[Given material]:
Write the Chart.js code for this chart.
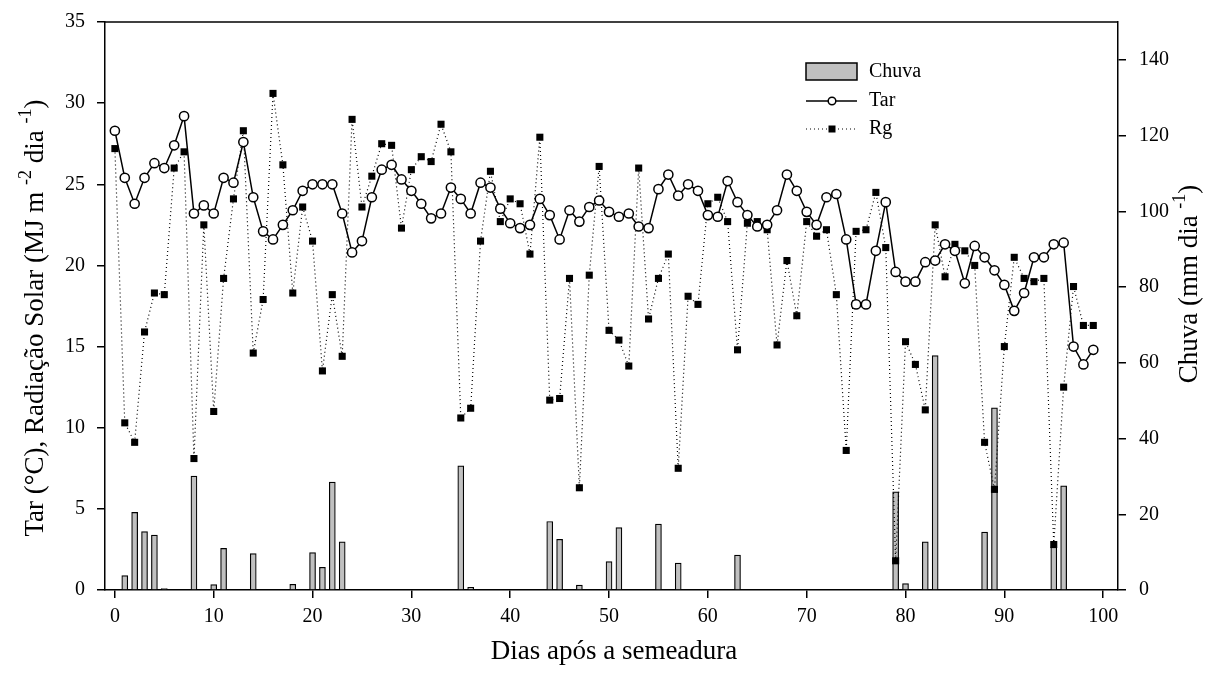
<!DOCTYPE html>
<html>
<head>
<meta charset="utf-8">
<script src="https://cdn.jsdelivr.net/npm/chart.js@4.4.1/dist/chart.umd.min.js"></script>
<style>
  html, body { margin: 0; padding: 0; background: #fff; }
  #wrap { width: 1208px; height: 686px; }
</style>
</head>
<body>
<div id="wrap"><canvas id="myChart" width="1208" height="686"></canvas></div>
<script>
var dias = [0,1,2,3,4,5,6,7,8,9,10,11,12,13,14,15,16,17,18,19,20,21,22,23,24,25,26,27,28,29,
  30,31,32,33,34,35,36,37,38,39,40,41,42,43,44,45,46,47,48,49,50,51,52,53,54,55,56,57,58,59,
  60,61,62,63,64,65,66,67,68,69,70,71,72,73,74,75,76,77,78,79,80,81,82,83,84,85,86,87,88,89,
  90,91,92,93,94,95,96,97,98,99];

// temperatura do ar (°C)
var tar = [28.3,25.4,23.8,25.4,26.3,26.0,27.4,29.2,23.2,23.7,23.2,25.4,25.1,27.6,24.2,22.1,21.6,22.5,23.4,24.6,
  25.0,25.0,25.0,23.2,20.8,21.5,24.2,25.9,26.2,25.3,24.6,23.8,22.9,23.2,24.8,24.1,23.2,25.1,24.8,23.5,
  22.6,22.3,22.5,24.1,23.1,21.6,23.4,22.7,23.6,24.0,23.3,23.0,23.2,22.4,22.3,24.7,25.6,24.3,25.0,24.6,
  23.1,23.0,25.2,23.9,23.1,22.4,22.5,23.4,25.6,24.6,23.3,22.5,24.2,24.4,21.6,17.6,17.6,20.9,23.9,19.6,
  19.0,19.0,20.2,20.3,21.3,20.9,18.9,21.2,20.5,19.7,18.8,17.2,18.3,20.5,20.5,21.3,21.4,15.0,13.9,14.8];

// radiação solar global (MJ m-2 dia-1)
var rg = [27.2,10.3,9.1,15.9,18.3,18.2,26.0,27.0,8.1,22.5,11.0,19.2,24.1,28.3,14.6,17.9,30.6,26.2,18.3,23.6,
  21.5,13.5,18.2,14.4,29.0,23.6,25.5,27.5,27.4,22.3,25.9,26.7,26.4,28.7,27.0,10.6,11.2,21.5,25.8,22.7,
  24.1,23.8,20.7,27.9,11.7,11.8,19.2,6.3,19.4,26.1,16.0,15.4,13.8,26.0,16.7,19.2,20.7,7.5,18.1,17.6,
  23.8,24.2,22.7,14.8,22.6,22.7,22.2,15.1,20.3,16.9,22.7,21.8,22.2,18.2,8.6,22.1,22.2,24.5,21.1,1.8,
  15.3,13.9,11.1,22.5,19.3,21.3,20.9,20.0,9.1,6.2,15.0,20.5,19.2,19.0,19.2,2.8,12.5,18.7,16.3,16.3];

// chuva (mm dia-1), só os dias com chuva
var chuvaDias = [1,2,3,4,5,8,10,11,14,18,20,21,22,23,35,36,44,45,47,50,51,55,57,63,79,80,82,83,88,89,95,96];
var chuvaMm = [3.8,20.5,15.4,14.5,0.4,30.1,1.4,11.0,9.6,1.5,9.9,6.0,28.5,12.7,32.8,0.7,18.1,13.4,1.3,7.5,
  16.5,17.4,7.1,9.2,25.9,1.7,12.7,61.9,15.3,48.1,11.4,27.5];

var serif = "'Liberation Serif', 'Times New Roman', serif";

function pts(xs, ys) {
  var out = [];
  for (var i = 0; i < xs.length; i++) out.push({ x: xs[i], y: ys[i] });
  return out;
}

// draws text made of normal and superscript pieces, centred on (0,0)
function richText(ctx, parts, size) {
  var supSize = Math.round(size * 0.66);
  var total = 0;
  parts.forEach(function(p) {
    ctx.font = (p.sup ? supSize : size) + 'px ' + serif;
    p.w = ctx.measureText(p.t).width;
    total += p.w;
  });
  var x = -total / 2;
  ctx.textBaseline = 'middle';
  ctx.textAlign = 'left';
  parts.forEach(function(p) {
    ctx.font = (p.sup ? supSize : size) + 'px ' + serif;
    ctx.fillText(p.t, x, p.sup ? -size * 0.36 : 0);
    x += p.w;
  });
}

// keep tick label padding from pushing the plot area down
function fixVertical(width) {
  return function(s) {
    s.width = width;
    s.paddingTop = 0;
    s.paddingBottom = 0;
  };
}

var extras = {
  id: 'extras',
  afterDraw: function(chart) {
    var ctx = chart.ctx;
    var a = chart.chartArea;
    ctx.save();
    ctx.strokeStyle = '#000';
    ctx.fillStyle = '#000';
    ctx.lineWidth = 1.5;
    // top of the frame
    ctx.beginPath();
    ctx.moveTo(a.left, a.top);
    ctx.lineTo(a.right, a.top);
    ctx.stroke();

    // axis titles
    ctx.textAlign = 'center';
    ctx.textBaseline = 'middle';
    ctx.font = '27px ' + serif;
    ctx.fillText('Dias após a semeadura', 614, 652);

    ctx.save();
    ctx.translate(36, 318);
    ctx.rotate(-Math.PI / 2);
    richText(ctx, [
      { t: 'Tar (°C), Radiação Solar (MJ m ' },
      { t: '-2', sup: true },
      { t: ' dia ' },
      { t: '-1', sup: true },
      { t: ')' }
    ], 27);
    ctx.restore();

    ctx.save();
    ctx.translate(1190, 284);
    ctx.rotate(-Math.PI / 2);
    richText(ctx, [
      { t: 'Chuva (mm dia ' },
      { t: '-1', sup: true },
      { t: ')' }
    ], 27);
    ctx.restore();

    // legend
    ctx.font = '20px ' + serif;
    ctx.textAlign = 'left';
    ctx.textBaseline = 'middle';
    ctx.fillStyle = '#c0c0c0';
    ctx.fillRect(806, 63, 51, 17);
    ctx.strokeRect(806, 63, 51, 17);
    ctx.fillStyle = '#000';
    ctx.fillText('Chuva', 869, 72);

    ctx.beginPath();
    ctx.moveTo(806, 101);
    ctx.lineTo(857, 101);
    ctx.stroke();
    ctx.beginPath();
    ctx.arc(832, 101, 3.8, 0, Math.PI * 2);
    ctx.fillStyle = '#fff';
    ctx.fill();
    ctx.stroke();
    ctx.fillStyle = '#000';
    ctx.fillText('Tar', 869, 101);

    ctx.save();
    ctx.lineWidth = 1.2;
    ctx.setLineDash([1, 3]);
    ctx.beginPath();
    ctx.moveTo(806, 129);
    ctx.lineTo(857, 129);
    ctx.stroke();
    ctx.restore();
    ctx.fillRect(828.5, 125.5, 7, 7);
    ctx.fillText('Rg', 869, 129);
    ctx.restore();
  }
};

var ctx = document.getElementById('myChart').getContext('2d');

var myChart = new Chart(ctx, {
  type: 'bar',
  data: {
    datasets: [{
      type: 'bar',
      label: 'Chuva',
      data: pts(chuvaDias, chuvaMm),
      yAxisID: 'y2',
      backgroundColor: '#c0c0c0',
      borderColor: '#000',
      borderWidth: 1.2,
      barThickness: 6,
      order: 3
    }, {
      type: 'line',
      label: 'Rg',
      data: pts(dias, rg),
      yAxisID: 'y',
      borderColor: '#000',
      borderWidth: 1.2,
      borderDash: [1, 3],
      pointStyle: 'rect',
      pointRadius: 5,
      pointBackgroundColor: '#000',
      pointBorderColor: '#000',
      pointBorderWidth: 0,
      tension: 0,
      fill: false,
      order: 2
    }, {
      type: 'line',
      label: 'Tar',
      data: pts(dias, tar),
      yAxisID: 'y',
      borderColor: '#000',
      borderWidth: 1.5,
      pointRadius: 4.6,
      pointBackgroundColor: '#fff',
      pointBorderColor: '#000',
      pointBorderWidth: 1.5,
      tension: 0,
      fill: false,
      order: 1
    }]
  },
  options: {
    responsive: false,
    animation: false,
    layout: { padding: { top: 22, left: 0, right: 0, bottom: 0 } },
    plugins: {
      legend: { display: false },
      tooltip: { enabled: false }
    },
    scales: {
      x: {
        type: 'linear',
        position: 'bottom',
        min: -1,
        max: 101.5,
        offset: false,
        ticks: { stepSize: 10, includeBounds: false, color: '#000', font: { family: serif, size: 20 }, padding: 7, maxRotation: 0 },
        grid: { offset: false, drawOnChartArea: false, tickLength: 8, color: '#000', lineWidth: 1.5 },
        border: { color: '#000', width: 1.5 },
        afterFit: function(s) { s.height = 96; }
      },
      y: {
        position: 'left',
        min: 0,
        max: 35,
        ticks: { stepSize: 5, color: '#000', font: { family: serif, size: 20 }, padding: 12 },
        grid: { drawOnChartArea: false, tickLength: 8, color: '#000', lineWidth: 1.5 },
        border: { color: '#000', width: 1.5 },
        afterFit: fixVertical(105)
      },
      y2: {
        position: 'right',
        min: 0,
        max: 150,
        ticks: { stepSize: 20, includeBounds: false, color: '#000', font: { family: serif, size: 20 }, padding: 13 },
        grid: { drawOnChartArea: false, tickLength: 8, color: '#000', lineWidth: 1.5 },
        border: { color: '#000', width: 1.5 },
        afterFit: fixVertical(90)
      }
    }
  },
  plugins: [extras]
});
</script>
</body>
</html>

[Instructions to follow]:
Extract the lines exactly, please: the first line of the listing, the line with "90,91,92,93,94,95,96,97,98,99];", and every line between them, but no pictures.

[Result for this task]:
Write the Chart.js code for this chart.
<!DOCTYPE html>
<html>
<head>
<meta charset="utf-8">
<script src="https://cdn.jsdelivr.net/npm/chart.js@4.4.1/dist/chart.umd.min.js"></script>
<style>
  html, body { margin: 0; padding: 0; background: #fff; }
  #wrap { width: 1208px; height: 686px; }
</style>
</head>
<body>
<div id="wrap"><canvas id="myChart" width="1208" height="686"></canvas></div>
<script>
var dias = [0,1,2,3,4,5,6,7,8,9,10,11,12,13,14,15,16,17,18,19,20,21,22,23,24,25,26,27,28,29,
  30,31,32,33,34,35,36,37,38,39,40,41,42,43,44,45,46,47,48,49,50,51,52,53,54,55,56,57,58,59,
  60,61,62,63,64,65,66,67,68,69,70,71,72,73,74,75,76,77,78,79,80,81,82,83,84,85,86,87,88,89,
  90,91,92,93,94,95,96,97,98,99];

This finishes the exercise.